**** Data section
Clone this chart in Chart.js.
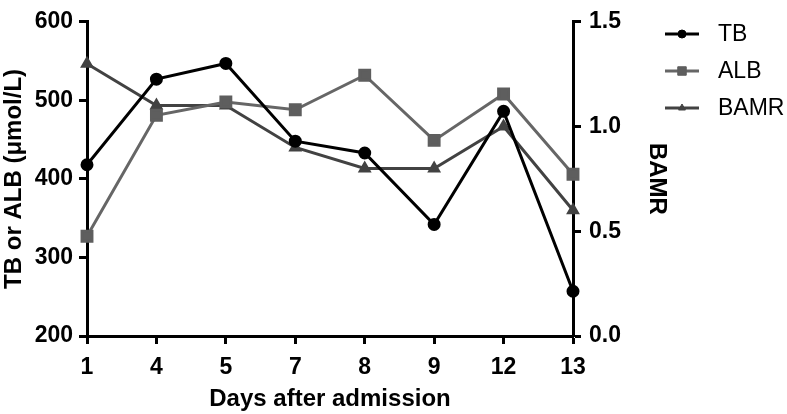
<!DOCTYPE html>
<html>
<head>
<meta charset="utf-8">
<script src="https://cdn.jsdelivr.net/npm/chart.js@4/dist/chart.umd.min.js"></script>
<style>
  html, body { margin: 0; padding: 0; background: #fff; }
  #wrap { width: 787px; height: 414px; position: relative; }
</style>
</head>
<body>
<div id="wrap"><canvas id="chart"></canvas></div>
<script>
// Data
const days = ['1', '4', '5', '7', '8', '9', '12', '13'];
const tbValues = [418, 527, 547, 448, 433, 342, 486, 257];
const albValues = [327, 481, 498, 488, 532, 449, 508, 406];
const bamrValues = [1.3, 1.1, 1.1, 0.9, 0.8, 0.8, 1.0, 0.6];
const leftTicks = [200, 300, 400, 500, 600];
const rightTicks = [0, 0.5, 1.0, 1.5];

const FONT = '"Liberation Sans", Arial, sans-serif';

// Legend drawn by hand: line + marker, like the original figure
const sideLegend = {
  id: 'sideLegend',
  afterDraw(chart) {
    const ctx = chart.ctx;
    chart.data.datasets.forEach((ds, i) => {
      const y = 34 + i * 37;
      ctx.save();
      ctx.strokeStyle = ds.borderColor;
      ctx.lineWidth = 3;
      ctx.beginPath();
      ctx.moveTo(665, y);
      ctx.lineTo(699, y);
      ctx.stroke();
      ctx.fillStyle = ds.pointBackgroundColor;
      ctx.strokeStyle = ds.pointBackgroundColor;
      ctx.lineWidth = 1;
      Chart.helpers.drawPoint(ctx, {
        pointStyle: ds.pointStyle,
        radius: ds.pointRadius - 1,
        borderWidth: 1,
        rotation: 0
      }, 682, y);
      ctx.fillStyle = '#000';
      ctx.font = '23px ' + FONT;
      ctx.textBaseline = 'middle';
      ctx.fillText(ds.label, 718, y + 1);
      ctx.restore();
    });
  }
};

const axisStyle = {
  border: { color: '#000', width: 3 },
  grid: { drawOnChartArea: false, drawTicks: true, tickLength: 8, tickWidth: 3, tickColor: '#000' },
  ticks: { color: '#000', font: { family: FONT, size: 23, weight: 'bold' } }
};

new Chart(document.getElementById('chart'), {
  type: 'line',
  data: {
    labels: days,
    datasets: [
      {
        label: 'TB',
        data: tbValues,
        yAxisID: 'y',
        borderColor: '#000000',
        backgroundColor: '#000000',
        pointBackgroundColor: '#000000',
        pointBorderColor: '#000000',
        pointStyle: 'circle',
        pointRadius: 5,
        borderWidth: 3,
        tension: 0,
        clip: false
      },
      {
        label: 'ALB',
        data: albValues,
        yAxisID: 'y',
        borderColor: '#666666',
        backgroundColor: '#666666',
        pointBackgroundColor: '#5e5e5e',
        pointBorderColor: '#5e5e5e',
        pointStyle: 'rect',
        pointRadius: 7,
        borderWidth: 3,
        tension: 0,
        clip: false
      },
      {
        label: 'BAMR',
        data: bamrValues,
        yAxisID: 'y1',
        borderColor: '#424242',
        backgroundColor: '#424242',
        pointBackgroundColor: '#424242',
        pointBorderColor: '#424242',
        pointStyle: 'triangle',
        pointRadius: 5,
        borderWidth: 3,
        tension: 0,
        clip: false
      }
    ]
  },
  options: {
    responsive: true,
    maintainAspectRatio: false,
    animation: false,
    layout: { padding: { top: 12, right: 104, left: 0, bottom: 0 } },
    plugins: {
      legend: { display: false },
      tooltip: { enabled: false }
    },
    scales: {
      x: {
        type: 'category',
        offset: false,
        border: axisStyle.border,
        grid: axisStyle.grid,
        ticks: { ...axisStyle.ticks, padding: 10, maxRotation: 0, autoSkip: false },
        title: {
          display: true,
          text: 'Days after admission',
          color: '#000',
          font: { family: FONT, size: 24, weight: 'bold' },
          padding: { top: 0, bottom: 0 }
        },
        afterFit: (scale) => { scale.height = 78; }
      },
      y: {
        position: 'left',
        min: 200,
        max: 600,
        border: axisStyle.border,
        grid: axisStyle.grid,
        ticks: { ...axisStyle.ticks, padding: 6, stepSize: 100,
          callback: (v) => leftTicks.includes(v) ? String(v) : '' },
        title: {
          display: true,
          text: 'TB or ALB (μmol/L)',
          color: '#000',
          font: { family: FONT, size: 24, weight: 'bold' },
          padding: { top: 0, bottom: 0 }
        },
        afterFit: (scale) => { scale.width = 87; }
      },
      y1: {
        position: 'right',
        min: 0,
        max: 1.5,
        border: axisStyle.border,
        grid: axisStyle.grid,
        ticks: { ...axisStyle.ticks, padding: 8, stepSize: 0.5,
          callback: (v) => rightTicks.includes(v) ? v.toFixed(1) : '' },
        title: {
          display: true,
          text: 'BAMR',
          color: '#000',
          font: { family: FONT, size: 24, weight: 'bold' },
          padding: { top: 12, bottom: 0 }
        },
        afterFit: (scale) => { scale.width = 110; }
      }
    }
  },
  plugins: [sideLegend]
});
</script>
</body>
</html>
********
> _What the task requires_: Copy out all of the material exactly as written, without its pictures.

> _Task result_:
Clone this chart in Chart.js.
<!DOCTYPE html>
<html>
<head>
<meta charset="utf-8">
<script src="https://cdn.jsdelivr.net/npm/chart.js@4/dist/chart.umd.min.js"></script>
<style>
  html, body { margin: 0; padding: 0; background: #fff; }
  #wrap { width: 787px; height: 414px; position: relative; }
</style>
</head>
<body>
<div id="wrap"><canvas id="chart"></canvas></div>
<script>
// Data
const days = ['1', '4', '5', '7', '8', '9', '12', '13'];
const tbValues = [418, 527, 547, 448, 433, 342, 486, 257];
const albValues = [327, 481, 498, 488, 532, 449, 508, 406];
const bamrValues = [1.3, 1.1, 1.1, 0.9, 0.8, 0.8, 1.0, 0.6];
const leftTicks = [200, 300, 400, 500, 600];
const rightTicks = [0, 0.5, 1.0, 1.5];

const FONT = '"Liberation Sans", Arial, sans-serif';

// Legend drawn by hand: line + marker, like the original figure
const sideLegend = {
  id: 'sideLegend',
  afterDraw(chart) {
    const ctx = chart.ctx;
    chart.data.datasets.forEach((ds, i) => {
      const y = 34 + i * 37;
      ctx.save();
      ctx.strokeStyle = ds.borderColor;
      ctx.lineWidth = 3;
      ctx.beginPath();
      ctx.moveTo(665, y);
      ctx.lineTo(699, y);
      ctx.stroke();
      ctx.fillStyle = ds.pointBackgroundColor;
      ctx.strokeStyle = ds.pointBackgroundColor;
      ctx.lineWidth = 1;
      Chart.helpers.drawPoint(ctx, {
        pointStyle: ds.pointStyle,
        radius: ds.pointRadius - 1,
        borderWidth: 1,
        rotation: 0
      }, 682, y);
      ctx.fillStyle = '#000';
      ctx.font = '23px ' + FONT;
      ctx.textBaseline = 'middle';
      ctx.fillText(ds.label, 718, y + 1);
      ctx.restore();
    });
  }
};

const axisStyle = {
  border: { color: '#000', width: 3 },
  grid: { drawOnChartArea: false, drawTicks: true, tickLength: 8, tickWidth: 3, tickColor: '#000' },
  ticks: { color: '#000', font: { family: FONT, size: 23, weight: 'bold' } }
};

new Chart(document.getElementById('chart'), {
  type: 'line',
  data: {
    labels: days,
    datasets: [
      {
        label: 'TB',
        data: tbValues,
        yAxisID: 'y',
        borderColor: '#000000',
        backgroundColor: '#000000',
        pointBackgroundColor: '#000000',
        pointBorderColor: '#000000',
        pointStyle: 'circle',
        pointRadius: 5,
        borderWidth: 3,
        tension: 0,
        clip: false
      },
      {
        label: 'ALB',
        data: albValues,
        yAxisID: 'y',
        borderColor: '#666666',
        backgroundColor: '#666666',
        pointBackgroundColor: '#5e5e5e',
        pointBorderColor: '#5e5e5e',
        pointStyle: 'rect',
        pointRadius: 7,
        borderWidth: 3,
        tension: 0,
        clip: false
      },
      {
        label: 'BAMR',
        data: bamrValues,
        yAxisID: 'y1',
        borderColor: '#424242',
        backgroundColor: '#424242',
        pointBackgroundColor: '#424242',
        pointBorderColor: '#424242',
        pointStyle: 'triangle',
        pointRadius: 5,
        borderWidth: 3,
        tension: 0,
        clip: false
      }
    ]
  },
  options: {
    responsive: true,
    maintainAspectRatio: false,
    animation: false,
    layout: { padding: { top: 12, right: 104, left: 0, bottom: 0 } },
    plugins: {
      legend: { display: false },
      tooltip: { enabled: false }
    },
    scales: {
      x: {
        type: 'category',
        offset: false,
        border: axisStyle.border,
        grid: axisStyle.grid,
        ticks: { ...axisStyle.ticks, padding: 10, maxRotation: 0, autoSkip: false },
        title: {
          display: true,
          text: 'Days after admission',
          color: '#000',
          font: { family: FONT, size: 24, weight: 'bold' },
          padding: { top: 0, bottom: 0 }
        },
        afterFit: (scale) => { scale.height = 78; }
      },
      y: {
        position: 'left',
        min: 200,
        max: 600,
        border: axisStyle.border,
        grid: axisStyle.grid,
        ticks: { ...axisStyle.ticks, padding: 6, stepSize: 100,
          callback: (v) => leftTicks.includes(v) ? String(v) : '' },
        title: {
          display: true,
          text: 'TB or ALB (μmol/L)',
          color: '#000',
          font: { family: FONT, size: 24, weight: 'bold' },
          padding: { top: 0, bottom: 0 }
        },
        afterFit: (scale) => { scale.width = 87; }
      },
      y1: {
        position: 'right',
        min: 0,
        max: 1.5,
        border: axisStyle.border,
        grid: axisStyle.grid,
        ticks: { ...axisStyle.ticks, padding: 8, stepSize: 0.5,
          callback: (v) => rightTicks.includes(v) ? v.toFixed(1) : '' },
        title: {
          display: true,
          text: 'BAMR',
          color: '#000',
          font: { family: FONT, size: 24, weight: 'bold' },
          padding: { top: 12, bottom: 0 }
        },
        afterFit: (scale) => { scale.width = 110; }
      }
    }
  },
  plugins: [sideLegend]
});
</script>
</body>
</html>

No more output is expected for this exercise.